On September 9, 2010, the U.S. Census Bureau will release its "official" poverty estimates for 2009. But those data will provide only a partial view of poverty in the U.S., because official data currently ignore billions of dollars in government assistance meant to alleviate poverty, as well as other resources millions of families have available.
To better understand both the true depth of poverty in the U.S. and the effectiveness of taxpayer-funded benefits meant to reduce it, U.S. Rep. John Linder (R-GA) has introduced H.R. 5891, the "Poverty Measurement Improvement Act." In making poverty determinations, this legislation would direct the Census Bureau to count as income all taxpayer-funded benefits low-income families receive, among other resources.
"2009 saw a record amount of government anti-poverty benefits, but also a record amount not counted in determining poverty in America," Linder said.
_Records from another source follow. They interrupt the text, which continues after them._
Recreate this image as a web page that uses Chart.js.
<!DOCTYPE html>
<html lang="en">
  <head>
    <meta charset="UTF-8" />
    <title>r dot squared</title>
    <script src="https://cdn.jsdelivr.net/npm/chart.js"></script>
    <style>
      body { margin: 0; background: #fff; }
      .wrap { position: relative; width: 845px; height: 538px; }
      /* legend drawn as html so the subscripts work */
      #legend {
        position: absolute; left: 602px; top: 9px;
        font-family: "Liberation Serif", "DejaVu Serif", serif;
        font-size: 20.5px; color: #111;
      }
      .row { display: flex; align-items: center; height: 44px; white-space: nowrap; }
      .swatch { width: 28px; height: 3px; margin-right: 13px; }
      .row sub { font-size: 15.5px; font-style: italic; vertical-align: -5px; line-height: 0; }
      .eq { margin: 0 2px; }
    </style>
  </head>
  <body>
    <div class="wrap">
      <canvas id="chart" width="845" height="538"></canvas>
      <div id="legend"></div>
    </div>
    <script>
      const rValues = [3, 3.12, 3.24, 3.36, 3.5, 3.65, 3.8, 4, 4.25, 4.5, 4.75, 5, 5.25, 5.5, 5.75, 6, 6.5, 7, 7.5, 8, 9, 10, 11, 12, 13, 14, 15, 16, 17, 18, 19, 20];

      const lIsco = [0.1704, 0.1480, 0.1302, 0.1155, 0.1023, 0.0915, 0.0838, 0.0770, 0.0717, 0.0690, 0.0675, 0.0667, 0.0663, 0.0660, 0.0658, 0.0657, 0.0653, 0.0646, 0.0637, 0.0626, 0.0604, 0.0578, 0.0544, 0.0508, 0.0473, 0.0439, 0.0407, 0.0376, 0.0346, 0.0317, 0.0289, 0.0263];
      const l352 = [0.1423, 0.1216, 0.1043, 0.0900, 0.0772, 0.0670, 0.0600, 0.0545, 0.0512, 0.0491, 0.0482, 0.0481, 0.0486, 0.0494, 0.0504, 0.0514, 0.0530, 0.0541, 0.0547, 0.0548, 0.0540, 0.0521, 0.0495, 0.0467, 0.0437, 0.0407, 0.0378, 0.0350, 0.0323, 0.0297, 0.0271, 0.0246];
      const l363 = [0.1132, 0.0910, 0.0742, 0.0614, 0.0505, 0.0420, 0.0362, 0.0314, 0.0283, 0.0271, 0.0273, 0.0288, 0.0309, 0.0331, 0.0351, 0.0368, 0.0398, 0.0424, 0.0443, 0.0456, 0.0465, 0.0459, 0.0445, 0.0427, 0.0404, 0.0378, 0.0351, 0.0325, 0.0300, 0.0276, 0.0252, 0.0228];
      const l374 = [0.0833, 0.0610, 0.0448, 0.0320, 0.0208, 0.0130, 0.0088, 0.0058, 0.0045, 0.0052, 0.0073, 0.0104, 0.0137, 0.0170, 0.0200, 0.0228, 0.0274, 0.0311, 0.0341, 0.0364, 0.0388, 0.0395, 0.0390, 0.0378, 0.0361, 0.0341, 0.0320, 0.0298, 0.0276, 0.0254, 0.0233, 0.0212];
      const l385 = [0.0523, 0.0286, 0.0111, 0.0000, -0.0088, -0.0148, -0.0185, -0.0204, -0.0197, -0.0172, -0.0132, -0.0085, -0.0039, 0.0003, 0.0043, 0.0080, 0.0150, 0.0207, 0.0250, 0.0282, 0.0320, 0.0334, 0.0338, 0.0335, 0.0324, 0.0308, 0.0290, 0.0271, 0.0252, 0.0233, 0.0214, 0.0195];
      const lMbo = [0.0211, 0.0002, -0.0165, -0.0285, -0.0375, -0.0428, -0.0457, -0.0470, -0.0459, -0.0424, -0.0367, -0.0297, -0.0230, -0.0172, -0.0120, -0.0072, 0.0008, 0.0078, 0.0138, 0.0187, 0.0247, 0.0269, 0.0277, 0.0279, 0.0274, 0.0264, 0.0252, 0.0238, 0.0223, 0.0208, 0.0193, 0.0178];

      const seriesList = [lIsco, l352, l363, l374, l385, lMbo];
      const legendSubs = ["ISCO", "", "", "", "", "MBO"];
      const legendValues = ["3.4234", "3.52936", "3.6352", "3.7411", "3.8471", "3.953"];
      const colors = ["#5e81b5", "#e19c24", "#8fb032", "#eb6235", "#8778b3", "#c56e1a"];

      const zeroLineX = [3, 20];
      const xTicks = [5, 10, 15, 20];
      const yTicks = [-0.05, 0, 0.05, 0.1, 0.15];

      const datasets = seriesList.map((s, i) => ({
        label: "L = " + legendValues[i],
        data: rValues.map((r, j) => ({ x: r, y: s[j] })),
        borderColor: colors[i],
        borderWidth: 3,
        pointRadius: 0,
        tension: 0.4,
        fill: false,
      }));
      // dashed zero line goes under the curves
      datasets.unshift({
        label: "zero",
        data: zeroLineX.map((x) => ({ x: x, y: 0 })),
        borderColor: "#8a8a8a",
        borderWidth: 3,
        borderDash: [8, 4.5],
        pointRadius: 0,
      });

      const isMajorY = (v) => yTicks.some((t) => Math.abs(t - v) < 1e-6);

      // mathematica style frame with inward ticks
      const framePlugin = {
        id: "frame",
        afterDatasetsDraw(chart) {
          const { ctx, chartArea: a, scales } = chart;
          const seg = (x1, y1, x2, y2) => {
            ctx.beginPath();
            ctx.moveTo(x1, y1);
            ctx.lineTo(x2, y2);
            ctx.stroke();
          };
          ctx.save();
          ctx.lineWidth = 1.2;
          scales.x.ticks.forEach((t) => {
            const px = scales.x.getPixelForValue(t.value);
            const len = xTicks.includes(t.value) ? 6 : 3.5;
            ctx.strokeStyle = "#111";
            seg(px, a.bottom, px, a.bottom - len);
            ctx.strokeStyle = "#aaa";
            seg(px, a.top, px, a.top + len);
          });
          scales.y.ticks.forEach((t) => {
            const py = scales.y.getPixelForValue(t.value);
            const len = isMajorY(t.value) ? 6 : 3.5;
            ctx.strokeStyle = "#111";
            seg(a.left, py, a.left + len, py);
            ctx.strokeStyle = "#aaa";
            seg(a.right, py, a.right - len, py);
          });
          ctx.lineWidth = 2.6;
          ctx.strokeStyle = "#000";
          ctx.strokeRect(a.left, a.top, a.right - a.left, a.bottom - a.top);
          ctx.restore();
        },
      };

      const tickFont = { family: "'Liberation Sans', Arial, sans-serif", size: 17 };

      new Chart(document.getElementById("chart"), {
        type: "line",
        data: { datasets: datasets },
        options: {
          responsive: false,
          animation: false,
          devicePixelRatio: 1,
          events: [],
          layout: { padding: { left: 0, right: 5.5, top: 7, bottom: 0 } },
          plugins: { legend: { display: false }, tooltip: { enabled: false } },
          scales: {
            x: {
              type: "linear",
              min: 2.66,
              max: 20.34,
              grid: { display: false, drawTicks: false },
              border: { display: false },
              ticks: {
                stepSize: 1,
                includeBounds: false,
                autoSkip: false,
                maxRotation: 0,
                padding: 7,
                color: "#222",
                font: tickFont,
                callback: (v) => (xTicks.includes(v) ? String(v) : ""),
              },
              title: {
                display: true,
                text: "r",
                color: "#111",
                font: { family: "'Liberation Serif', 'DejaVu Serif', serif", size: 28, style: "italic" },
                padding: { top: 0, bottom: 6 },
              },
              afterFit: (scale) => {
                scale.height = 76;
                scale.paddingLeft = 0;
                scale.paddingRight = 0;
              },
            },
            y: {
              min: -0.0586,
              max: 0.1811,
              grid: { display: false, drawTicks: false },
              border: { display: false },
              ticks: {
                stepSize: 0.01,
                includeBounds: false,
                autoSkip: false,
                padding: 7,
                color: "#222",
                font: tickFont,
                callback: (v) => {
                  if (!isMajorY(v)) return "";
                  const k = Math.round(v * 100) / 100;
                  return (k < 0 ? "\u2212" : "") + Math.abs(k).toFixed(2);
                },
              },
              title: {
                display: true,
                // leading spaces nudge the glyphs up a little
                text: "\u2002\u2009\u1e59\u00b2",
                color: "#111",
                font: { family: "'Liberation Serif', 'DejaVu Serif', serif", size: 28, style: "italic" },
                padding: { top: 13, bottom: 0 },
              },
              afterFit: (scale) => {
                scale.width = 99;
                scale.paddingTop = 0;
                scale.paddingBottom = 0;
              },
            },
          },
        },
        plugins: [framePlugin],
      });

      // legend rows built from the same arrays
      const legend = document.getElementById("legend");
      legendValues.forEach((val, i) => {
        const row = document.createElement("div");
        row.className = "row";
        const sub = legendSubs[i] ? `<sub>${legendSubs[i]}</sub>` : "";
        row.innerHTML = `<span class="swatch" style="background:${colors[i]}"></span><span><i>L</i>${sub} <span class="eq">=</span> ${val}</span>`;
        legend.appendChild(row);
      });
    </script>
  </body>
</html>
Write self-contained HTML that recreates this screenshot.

"My bill counts all taxpayer-funded benefits as income, as well as personal resources like home equity. This will provide a clearer picture of the real resources families have available to make ends meet, and how many are truly poor. The simple fact is anti-poverty benefits taxpayers provide, as well as personal resources millions of families have to help them make ends meet, should be counted in determining whether a family is poor or not."
A pre-recession analysis of government spending found that nearly six times as many government anti-poverty benefit dollars were not counted as income, compared to those that were counted when determining whether a family is poor. The gap is likely to have grown since then. According to data compiled by the Congressional Research Service, benefits such as Medicaid, the Medicare Low Income Subsidy, Food Stamps, and Section 8 housing are not counted as income for the purposes of determining poverty. Linder's bill would update the definition of income used to determine the poverty rate to include the value of those benefits, as well as the Earned Income Tax Credit and related refundable tax credits. The calculation would also include the imputed value of home equity. In short, Linder's bill directs the Census Bureau to calculate the "official" poverty rate based on what it defines as "disposable income" instead of the current more limited "money income" concept. The Census Bureau describes disposable income as "the net income households have available to meet living expenses."